年寄りの漬物歴史散歩

 東京つけもの史 政治経済に翻弄される
漬物という食品につながるエピソ-ド

慶應4年行徳の春

2010年08月17日 | 福神漬
葛飾風土史 川と村と人 遠藤正道著から
 慶應4年が明けると直ぐに上方で戦闘が始まった。戊辰戦争の始りとなる鳥羽伏見の戦いである。そして終わりは明治2年5月18日箱館で榎本武揚等が降伏した時、戦争は終わった。江戸市内では鳥羽伏見の戦い以前に情勢は緊迫していた。秩序を保てなくなった江戸近郷ではそれぞれの村で自衛を強化していった。幕府直轄の行徳領では湊新田の松原家(今の地下鉄東西線行徳駅南付近)が組織の中心となっていた。同家の土地に剣術道場があって、自衛の指揮者をつくるためだったという。
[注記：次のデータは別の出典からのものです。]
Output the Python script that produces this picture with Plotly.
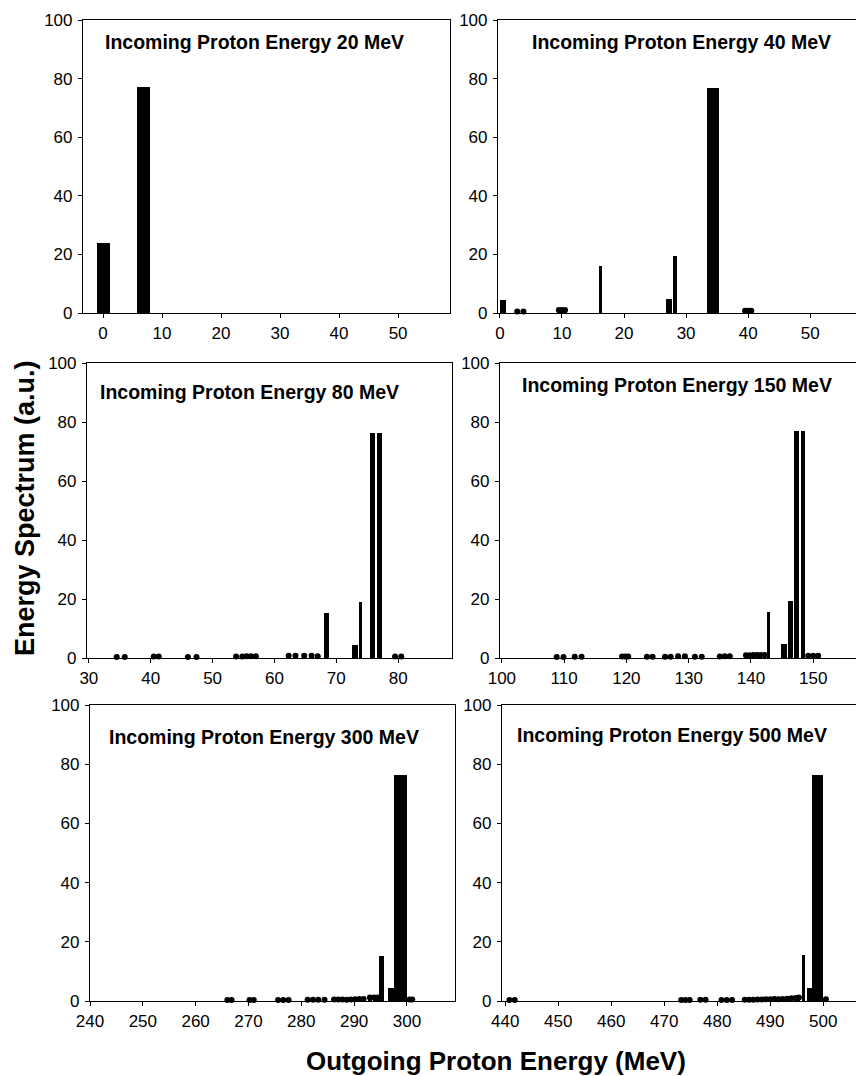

明治元年閏4月3日の市川船橋戦争が始まる前に、福岡藩兵が行徳に警備に来ていて剣道場が宿舎としていた。この中の隊長格は薩長の侍であって、およそ半月ほど行徳で待機していた。この間元幕臣だった山岡鉄舟が船橋方面で不審な動きを見せていた旧幕臣・浪人の軽挙妄動を説得するために来ていたという。市川船橋戦争が西軍・官軍の勝利となり、上野戦争で彰義隊が敗北すると、行徳領の役所のようになっていた松原家の剣術道場へ行徳付近の人々が幕府に対する恩義を忘れ、ご機嫌伺いにやって来たと言う。このことを薩長様参りと行徳の人は言っていた。
 このような時勢に行徳伊勢宿に住んでいた幕府の漬物納入商人『喜兵衛』が地元を離れ、函館に向ったのは理解できる。幕府によって行徳塩業はその特権を保護されていたが度重なる高潮等の天災で瀬戸内塩業よりコスト高で次第に衰退していた時期が幕末であった。幕府に対する恩義を忘れ新政府の援助を期待することが『薩長様』参りとなったと思われる。逆賊となってしまった旧幕臣等は歴史から消され、行徳では『喜兵衛』のことを知っている人はいなくなった。この後行徳の人達は鉄道の敷設の判断を誤り、地下鉄東西線・京葉線が来るまで過疎地となってしまった。